OBJECTIVE: Please write the listing below out again exactly, leaving every picture behind.

(Stored data entries)

▼▼▼

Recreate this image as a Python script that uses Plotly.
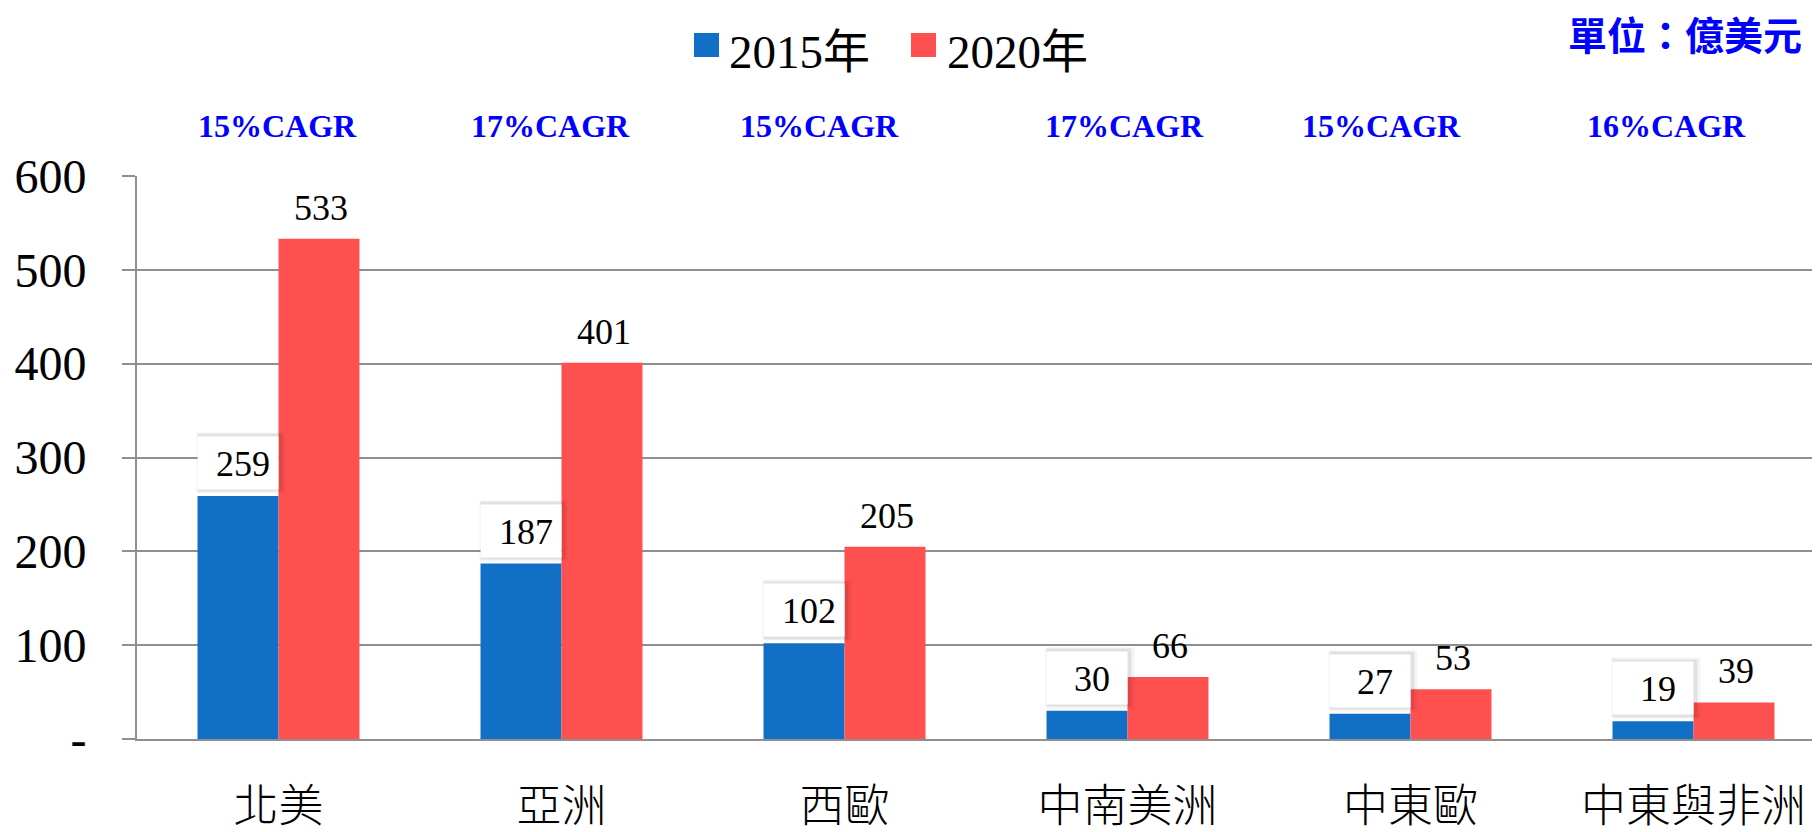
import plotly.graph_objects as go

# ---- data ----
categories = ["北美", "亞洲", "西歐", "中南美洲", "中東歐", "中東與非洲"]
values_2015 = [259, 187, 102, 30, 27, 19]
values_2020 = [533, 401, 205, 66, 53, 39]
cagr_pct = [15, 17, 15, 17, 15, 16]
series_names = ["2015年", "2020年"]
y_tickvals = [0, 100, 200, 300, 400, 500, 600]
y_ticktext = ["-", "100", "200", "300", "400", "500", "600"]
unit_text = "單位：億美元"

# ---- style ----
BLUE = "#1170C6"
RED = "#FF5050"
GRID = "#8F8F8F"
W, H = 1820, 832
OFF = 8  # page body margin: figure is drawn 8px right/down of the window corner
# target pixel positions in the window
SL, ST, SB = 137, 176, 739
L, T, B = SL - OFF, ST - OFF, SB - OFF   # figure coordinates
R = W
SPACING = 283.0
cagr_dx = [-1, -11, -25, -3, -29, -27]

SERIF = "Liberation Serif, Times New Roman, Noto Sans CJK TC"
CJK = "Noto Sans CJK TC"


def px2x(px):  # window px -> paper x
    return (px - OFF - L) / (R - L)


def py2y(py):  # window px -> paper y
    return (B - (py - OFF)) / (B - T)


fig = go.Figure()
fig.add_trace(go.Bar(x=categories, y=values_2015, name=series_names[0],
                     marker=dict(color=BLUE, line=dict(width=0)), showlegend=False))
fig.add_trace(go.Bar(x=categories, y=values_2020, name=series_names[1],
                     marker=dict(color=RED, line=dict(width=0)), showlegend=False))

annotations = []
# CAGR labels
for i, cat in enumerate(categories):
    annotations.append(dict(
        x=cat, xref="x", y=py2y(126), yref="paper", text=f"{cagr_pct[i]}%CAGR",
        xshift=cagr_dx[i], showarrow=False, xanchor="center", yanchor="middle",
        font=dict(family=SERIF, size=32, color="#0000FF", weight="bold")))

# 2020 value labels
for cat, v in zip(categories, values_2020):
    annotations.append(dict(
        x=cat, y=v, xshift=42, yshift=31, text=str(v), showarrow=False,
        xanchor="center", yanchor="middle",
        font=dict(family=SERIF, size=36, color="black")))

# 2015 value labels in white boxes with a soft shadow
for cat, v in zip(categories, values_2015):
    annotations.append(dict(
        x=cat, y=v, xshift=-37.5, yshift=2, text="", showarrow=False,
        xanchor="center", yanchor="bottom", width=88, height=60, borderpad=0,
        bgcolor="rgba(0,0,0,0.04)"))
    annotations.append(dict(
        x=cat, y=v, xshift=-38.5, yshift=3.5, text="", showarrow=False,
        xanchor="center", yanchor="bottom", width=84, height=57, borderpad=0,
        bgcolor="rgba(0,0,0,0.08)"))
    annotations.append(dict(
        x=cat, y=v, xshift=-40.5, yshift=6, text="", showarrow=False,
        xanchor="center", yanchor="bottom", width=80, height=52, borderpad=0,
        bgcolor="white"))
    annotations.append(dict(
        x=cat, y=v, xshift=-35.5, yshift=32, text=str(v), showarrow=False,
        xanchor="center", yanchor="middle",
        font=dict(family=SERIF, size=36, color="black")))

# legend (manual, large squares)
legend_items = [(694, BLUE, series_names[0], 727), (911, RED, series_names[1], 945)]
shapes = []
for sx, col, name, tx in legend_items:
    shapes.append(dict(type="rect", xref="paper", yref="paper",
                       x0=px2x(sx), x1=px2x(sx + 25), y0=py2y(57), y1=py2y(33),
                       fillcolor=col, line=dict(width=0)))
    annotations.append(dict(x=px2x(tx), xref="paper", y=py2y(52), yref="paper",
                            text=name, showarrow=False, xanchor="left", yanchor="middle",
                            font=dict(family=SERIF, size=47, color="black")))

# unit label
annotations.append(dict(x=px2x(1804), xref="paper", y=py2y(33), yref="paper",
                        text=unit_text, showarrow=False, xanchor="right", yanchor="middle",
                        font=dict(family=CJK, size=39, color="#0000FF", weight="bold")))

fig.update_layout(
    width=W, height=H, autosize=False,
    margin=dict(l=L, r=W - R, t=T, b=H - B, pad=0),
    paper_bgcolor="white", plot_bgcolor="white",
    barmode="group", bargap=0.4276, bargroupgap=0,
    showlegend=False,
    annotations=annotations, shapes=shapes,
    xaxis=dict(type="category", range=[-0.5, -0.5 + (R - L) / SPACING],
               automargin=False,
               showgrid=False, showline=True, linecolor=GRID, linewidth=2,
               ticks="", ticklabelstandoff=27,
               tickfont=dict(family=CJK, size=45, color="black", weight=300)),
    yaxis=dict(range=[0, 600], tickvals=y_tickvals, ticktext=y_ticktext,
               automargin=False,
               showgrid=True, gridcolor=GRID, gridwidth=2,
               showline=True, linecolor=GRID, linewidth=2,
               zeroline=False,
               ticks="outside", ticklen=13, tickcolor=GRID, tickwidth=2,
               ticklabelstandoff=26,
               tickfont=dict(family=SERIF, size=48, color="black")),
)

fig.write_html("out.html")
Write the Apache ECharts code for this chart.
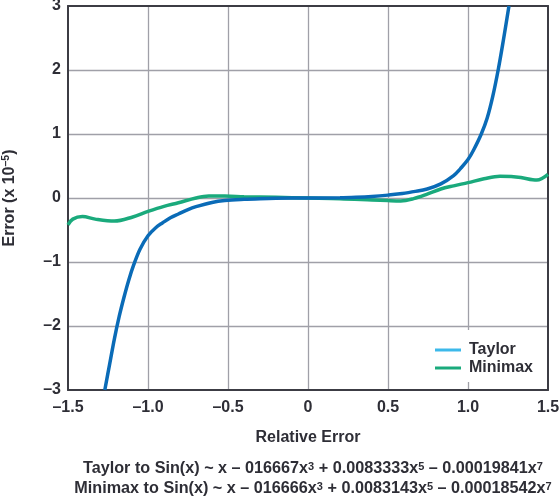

▲▲▲

EXERCISE RESPONSE:
Recreate this image as a Python script that uses Plotly.
import plotly.graph_objects as go

# ---- data ----
categories = ["北美", "亞洲", "西歐", "中南美洲", "中東歐", "中東與非洲"]
values_2015 = [259, 187, 102, 30, 27, 19]
values_2020 = [533, 401, 205, 66, 53, 39]
cagr_pct = [15, 17, 15, 17, 15, 16]
series_names = ["2015年", "2020年"]
y_tickvals = [0, 100, 200, 300, 400, 500, 600]
y_ticktext = ["-", "100", "200", "300", "400", "500", "600"]
unit_text = "單位：億美元"

# ---- style ----
BLUE = "#1170C6"
RED = "#FF5050"
GRID = "#8F8F8F"
W, H = 1820, 832
OFF = 8  # page body margin: figure is drawn 8px right/down of the window corner
# target pixel positions in the window
SL, ST, SB = 137, 176, 739
L, T, B = SL - OFF, ST - OFF, SB - OFF   # figure coordinates
R = W
SPACING = 283.0
cagr_dx = [-1, -11, -25, -3, -29, -27]

SERIF = "Liberation Serif, Times New Roman, Noto Sans CJK TC"
CJK = "Noto Sans CJK TC"


def px2x(px):  # window px -> paper x
    return (px - OFF - L) / (R - L)


def py2y(py):  # window px -> paper y
    return (B - (py - OFF)) / (B - T)


fig = go.Figure()
fig.add_trace(go.Bar(x=categories, y=values_2015, name=series_names[0],
                     marker=dict(color=BLUE, line=dict(width=0)), showlegend=False))
fig.add_trace(go.Bar(x=categories, y=values_2020, name=series_names[1],
                     marker=dict(color=RED, line=dict(width=0)), showlegend=False))

annotations = []
# CAGR labels
for i, cat in enumerate(categories):
    annotations.append(dict(
        x=cat, xref="x", y=py2y(126), yref="paper", text=f"{cagr_pct[i]}%CAGR",
        xshift=cagr_dx[i], showarrow=False, xanchor="center", yanchor="middle",
        font=dict(family=SERIF, size=32, color="#0000FF", weight="bold")))

# 2020 value labels
for cat, v in zip(categories, values_2020):
    annotations.append(dict(
        x=cat, y=v, xshift=42, yshift=31, text=str(v), showarrow=False,
        xanchor="center", yanchor="middle",
        font=dict(family=SERIF, size=36, color="black")))

# 2015 value labels in white boxes with a soft shadow
for cat, v in zip(categories, values_2015):
    annotations.append(dict(
        x=cat, y=v, xshift=-37.5, yshift=2, text="", showarrow=False,
        xanchor="center", yanchor="bottom", width=88, height=60, borderpad=0,
        bgcolor="rgba(0,0,0,0.04)"))
    annotations.append(dict(
        x=cat, y=v, xshift=-38.5, yshift=3.5, text="", showarrow=False,
        xanchor="center", yanchor="bottom", width=84, height=57, borderpad=0,
        bgcolor="rgba(0,0,0,0.08)"))
    annotations.append(dict(
        x=cat, y=v, xshift=-40.5, yshift=6, text="", showarrow=False,
        xanchor="center", yanchor="bottom", width=80, height=52, borderpad=0,
        bgcolor="white"))
    annotations.append(dict(
        x=cat, y=v, xshift=-35.5, yshift=32, text=str(v), showarrow=False,
        xanchor="center", yanchor="middle",
        font=dict(family=SERIF, size=36, color="black")))

# legend (manual, large squares)
legend_items = [(694, BLUE, series_names[0], 727), (911, RED, series_names[1], 945)]
shapes = []
for sx, col, name, tx in legend_items:
    shapes.append(dict(type="rect", xref="paper", yref="paper",
                       x0=px2x(sx), x1=px2x(sx + 25), y0=py2y(57), y1=py2y(33),
                       fillcolor=col, line=dict(width=0)))
    annotations.append(dict(x=px2x(tx), xref="paper", y=py2y(52), yref="paper",
                            text=name, showarrow=False, xanchor="left", yanchor="middle",
                            font=dict(family=SERIF, size=47, color="black")))

# unit label
annotations.append(dict(x=px2x(1804), xref="paper", y=py2y(33), yref="paper",
                        text=unit_text, showarrow=False, xanchor="right", yanchor="middle",
                        font=dict(family=CJK, size=39, color="#0000FF", weight="bold")))

fig.update_layout(
    width=W, height=H, autosize=False,
    margin=dict(l=L, r=W - R, t=T, b=H - B, pad=0),
    paper_bgcolor="white", plot_bgcolor="white",
    barmode="group", bargap=0.4276, bargroupgap=0,
    showlegend=False,
    annotations=annotations, shapes=shapes,
    xaxis=dict(type="category", range=[-0.5, -0.5 + (R - L) / SPACING],
               automargin=False,
               showgrid=False, showline=True, linecolor=GRID, linewidth=2,
               ticks="", ticklabelstandoff=27,
               tickfont=dict(family=CJK, size=45, color="black", weight=300)),
    yaxis=dict(range=[0, 600], tickvals=y_tickvals, ticktext=y_ticktext,
               automargin=False,
               showgrid=True, gridcolor=GRID, gridwidth=2,
               showline=True, linecolor=GRID, linewidth=2,
               zeroline=False,
               ticks="outside", ticklen=13, tickcolor=GRID, tickwidth=2,
               ticklabelstandoff=26,
               tickfont=dict(family=SERIF, size=48, color="black")),
)

fig.write_html("out.html")
Write the Apache ECharts code for this chart.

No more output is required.